### Written task:
Without the pictures, retype exactly the lines from the top of the entries below through the line that contains "anal_freq = [1.7372, 1.7372]".
-- begin Supplied data --
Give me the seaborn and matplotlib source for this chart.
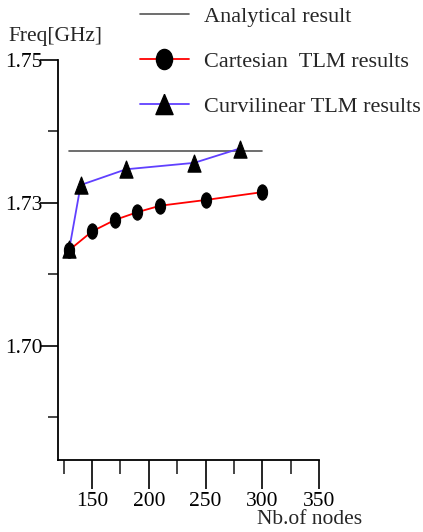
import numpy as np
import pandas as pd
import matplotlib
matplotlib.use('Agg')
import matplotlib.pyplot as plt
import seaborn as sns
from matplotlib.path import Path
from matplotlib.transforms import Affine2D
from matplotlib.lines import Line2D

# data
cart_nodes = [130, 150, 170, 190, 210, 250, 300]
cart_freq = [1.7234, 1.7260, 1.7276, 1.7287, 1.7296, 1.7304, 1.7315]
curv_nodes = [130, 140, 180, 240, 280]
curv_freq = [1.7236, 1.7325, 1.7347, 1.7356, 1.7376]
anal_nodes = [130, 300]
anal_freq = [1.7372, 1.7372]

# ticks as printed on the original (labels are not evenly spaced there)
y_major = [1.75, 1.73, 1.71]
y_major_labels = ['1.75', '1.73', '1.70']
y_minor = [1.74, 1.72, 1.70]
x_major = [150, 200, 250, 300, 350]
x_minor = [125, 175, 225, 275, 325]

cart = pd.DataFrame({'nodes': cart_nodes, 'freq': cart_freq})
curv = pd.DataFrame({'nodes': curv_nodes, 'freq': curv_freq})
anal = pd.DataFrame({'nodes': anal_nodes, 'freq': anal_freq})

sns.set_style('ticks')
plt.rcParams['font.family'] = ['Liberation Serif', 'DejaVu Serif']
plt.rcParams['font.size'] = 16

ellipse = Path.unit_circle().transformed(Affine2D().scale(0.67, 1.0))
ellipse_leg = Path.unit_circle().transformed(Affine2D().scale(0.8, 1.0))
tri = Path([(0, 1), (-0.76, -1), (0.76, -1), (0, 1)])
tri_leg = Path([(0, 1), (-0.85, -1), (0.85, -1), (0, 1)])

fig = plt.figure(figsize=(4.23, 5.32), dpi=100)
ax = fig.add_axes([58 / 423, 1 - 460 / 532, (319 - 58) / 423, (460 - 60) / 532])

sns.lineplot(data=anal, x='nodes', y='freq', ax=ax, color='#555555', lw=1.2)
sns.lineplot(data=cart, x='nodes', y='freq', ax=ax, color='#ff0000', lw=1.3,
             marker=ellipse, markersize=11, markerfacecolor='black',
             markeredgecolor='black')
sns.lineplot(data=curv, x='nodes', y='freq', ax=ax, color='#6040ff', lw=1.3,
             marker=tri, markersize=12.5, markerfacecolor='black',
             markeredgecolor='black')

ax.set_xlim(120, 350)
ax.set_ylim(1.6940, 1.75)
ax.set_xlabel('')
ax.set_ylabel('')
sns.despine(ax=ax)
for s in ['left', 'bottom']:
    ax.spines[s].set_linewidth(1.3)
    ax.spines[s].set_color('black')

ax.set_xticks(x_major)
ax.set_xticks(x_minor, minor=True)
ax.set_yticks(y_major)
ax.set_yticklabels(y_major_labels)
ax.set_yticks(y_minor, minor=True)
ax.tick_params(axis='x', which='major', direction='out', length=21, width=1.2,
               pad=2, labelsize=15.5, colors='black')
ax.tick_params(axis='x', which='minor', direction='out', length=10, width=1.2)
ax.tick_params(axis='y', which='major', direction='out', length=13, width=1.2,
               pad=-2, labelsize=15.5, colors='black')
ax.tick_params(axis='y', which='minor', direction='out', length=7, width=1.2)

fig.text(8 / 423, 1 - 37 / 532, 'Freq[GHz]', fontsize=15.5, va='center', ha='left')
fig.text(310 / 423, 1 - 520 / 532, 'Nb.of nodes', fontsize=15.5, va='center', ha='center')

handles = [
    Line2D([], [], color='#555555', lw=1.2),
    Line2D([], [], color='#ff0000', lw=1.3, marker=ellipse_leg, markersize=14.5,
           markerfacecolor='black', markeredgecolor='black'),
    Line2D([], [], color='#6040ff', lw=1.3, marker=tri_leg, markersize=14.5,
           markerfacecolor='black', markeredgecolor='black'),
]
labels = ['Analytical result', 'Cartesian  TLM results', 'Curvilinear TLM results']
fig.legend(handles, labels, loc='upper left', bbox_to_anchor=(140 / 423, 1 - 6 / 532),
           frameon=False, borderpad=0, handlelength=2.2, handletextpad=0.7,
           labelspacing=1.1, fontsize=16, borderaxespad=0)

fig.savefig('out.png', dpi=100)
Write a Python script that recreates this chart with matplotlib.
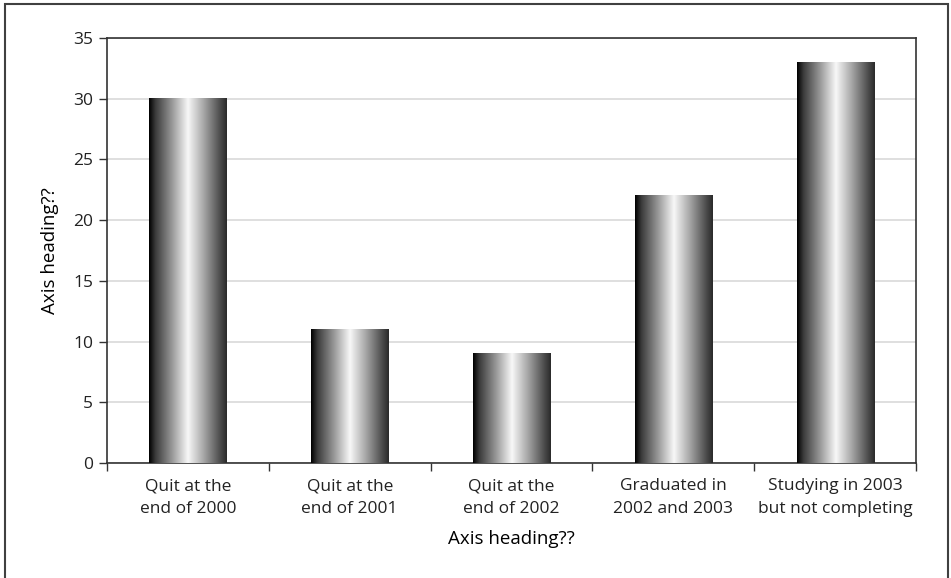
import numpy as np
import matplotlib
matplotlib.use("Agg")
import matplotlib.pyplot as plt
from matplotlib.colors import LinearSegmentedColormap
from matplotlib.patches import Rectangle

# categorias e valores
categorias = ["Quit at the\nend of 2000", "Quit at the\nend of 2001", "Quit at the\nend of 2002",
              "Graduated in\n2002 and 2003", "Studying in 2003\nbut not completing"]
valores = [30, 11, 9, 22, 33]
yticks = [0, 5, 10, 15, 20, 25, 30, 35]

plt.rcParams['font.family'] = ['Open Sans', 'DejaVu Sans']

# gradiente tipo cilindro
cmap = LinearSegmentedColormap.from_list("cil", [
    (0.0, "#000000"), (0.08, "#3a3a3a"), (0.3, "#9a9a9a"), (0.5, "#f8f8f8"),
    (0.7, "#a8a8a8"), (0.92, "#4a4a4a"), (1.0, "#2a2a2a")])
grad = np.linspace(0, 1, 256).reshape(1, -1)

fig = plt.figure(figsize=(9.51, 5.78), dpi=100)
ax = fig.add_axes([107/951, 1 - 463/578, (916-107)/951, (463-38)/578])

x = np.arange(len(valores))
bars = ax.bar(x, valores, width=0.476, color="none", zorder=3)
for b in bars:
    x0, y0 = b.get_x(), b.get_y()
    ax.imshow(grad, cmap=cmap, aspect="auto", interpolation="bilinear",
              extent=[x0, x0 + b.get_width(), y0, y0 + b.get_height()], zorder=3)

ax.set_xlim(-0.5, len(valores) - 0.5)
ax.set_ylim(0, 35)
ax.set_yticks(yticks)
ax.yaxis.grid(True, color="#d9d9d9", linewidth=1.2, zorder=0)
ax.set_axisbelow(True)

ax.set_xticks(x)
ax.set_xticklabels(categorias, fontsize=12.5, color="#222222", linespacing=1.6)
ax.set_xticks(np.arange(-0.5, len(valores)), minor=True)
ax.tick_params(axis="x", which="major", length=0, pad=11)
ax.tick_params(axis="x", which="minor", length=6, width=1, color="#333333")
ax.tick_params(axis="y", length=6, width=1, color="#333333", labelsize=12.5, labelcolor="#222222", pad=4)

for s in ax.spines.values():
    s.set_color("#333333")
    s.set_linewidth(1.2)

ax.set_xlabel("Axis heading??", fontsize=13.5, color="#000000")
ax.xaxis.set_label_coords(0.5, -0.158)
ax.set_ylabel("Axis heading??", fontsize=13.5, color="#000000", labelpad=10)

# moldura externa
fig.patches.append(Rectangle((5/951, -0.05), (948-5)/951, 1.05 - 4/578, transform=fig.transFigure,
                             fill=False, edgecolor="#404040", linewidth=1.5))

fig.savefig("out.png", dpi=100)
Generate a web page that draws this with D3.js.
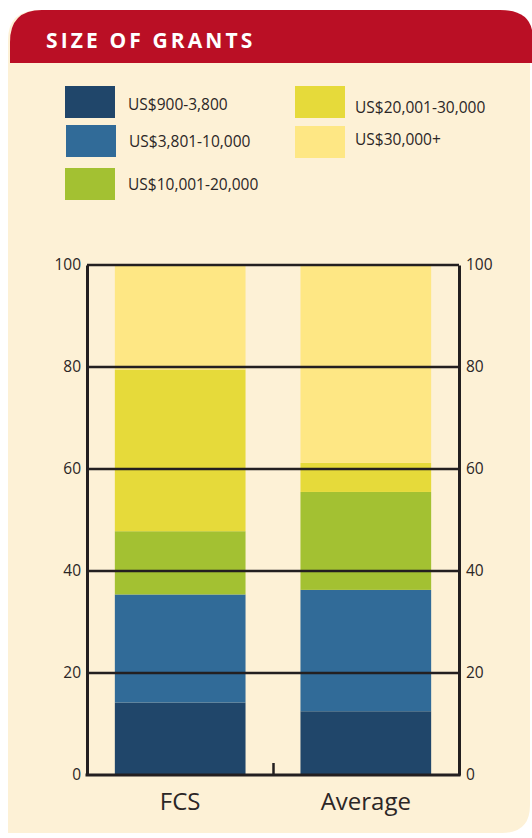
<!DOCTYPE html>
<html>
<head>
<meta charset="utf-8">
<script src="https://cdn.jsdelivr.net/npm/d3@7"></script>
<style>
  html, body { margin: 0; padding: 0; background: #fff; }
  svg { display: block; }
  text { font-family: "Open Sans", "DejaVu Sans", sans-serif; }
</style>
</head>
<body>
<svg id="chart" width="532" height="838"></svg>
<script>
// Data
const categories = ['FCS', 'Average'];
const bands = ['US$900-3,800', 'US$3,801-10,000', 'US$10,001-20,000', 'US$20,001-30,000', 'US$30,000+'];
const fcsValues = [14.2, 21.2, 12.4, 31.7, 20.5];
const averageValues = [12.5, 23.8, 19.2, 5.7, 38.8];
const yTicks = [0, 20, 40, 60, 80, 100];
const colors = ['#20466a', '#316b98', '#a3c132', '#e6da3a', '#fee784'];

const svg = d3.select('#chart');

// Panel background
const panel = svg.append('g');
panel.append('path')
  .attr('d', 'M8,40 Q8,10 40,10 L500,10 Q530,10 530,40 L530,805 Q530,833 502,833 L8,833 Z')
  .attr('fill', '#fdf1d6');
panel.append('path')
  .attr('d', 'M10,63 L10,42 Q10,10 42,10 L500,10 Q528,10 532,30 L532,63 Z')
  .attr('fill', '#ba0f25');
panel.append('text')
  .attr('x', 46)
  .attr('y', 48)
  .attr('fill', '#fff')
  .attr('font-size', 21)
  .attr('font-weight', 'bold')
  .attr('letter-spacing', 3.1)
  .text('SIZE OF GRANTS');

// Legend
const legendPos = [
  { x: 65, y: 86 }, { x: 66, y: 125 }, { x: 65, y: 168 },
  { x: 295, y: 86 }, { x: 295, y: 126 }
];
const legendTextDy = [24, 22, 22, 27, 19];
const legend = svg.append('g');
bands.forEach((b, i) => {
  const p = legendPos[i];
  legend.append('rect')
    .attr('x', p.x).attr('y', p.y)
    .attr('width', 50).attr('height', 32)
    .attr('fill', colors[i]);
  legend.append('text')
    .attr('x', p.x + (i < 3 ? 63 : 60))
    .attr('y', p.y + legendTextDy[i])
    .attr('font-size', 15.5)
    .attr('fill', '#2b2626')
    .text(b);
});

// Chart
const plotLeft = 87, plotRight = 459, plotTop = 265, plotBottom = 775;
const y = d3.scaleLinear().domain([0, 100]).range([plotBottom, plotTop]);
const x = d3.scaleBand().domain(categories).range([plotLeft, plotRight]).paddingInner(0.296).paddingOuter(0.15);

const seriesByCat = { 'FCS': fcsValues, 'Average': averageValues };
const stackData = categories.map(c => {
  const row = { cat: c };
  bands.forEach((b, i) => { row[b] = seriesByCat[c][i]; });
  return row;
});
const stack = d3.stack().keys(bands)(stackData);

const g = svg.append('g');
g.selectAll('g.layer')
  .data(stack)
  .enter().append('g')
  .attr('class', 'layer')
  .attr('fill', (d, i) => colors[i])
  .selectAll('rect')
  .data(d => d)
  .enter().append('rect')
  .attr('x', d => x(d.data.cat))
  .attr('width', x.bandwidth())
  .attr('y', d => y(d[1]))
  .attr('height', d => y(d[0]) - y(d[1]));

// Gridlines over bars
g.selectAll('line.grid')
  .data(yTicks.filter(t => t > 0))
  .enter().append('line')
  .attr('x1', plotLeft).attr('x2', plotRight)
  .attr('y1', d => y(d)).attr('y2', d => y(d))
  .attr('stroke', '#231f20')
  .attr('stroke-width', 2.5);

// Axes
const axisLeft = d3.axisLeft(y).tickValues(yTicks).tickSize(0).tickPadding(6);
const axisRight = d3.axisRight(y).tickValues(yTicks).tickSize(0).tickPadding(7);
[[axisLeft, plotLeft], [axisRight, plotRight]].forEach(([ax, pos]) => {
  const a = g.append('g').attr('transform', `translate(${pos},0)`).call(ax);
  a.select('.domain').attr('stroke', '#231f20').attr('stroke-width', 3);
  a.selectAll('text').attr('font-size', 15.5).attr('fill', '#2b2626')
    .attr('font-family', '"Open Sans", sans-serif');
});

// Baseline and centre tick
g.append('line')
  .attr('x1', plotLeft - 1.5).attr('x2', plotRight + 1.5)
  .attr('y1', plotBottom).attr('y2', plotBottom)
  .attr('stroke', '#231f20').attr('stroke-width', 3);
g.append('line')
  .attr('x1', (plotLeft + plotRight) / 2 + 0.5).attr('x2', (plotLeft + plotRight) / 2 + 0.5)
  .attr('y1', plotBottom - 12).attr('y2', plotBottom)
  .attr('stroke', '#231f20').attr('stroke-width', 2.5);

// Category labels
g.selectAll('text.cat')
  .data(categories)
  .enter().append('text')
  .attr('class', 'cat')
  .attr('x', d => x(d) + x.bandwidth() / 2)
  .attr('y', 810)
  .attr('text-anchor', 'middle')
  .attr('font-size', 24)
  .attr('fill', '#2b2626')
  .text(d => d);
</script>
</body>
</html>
-- end Supplied data --
### The solution:
Give me the seaborn and matplotlib source for this chart.
import numpy as np
import pandas as pd
import matplotlib
matplotlib.use('Agg')
import matplotlib.pyplot as plt
import seaborn as sns
from matplotlib.path import Path
from matplotlib.transforms import Affine2D
from matplotlib.lines import Line2D

# data
cart_nodes = [130, 150, 170, 190, 210, 250, 300]
cart_freq = [1.7234, 1.7260, 1.7276, 1.7287, 1.7296, 1.7304, 1.7315]
curv_nodes = [130, 140, 180, 240, 280]
curv_freq = [1.7236, 1.7325, 1.7347, 1.7356, 1.7376]
anal_nodes = [130, 300]
anal_freq = [1.7372, 1.7372]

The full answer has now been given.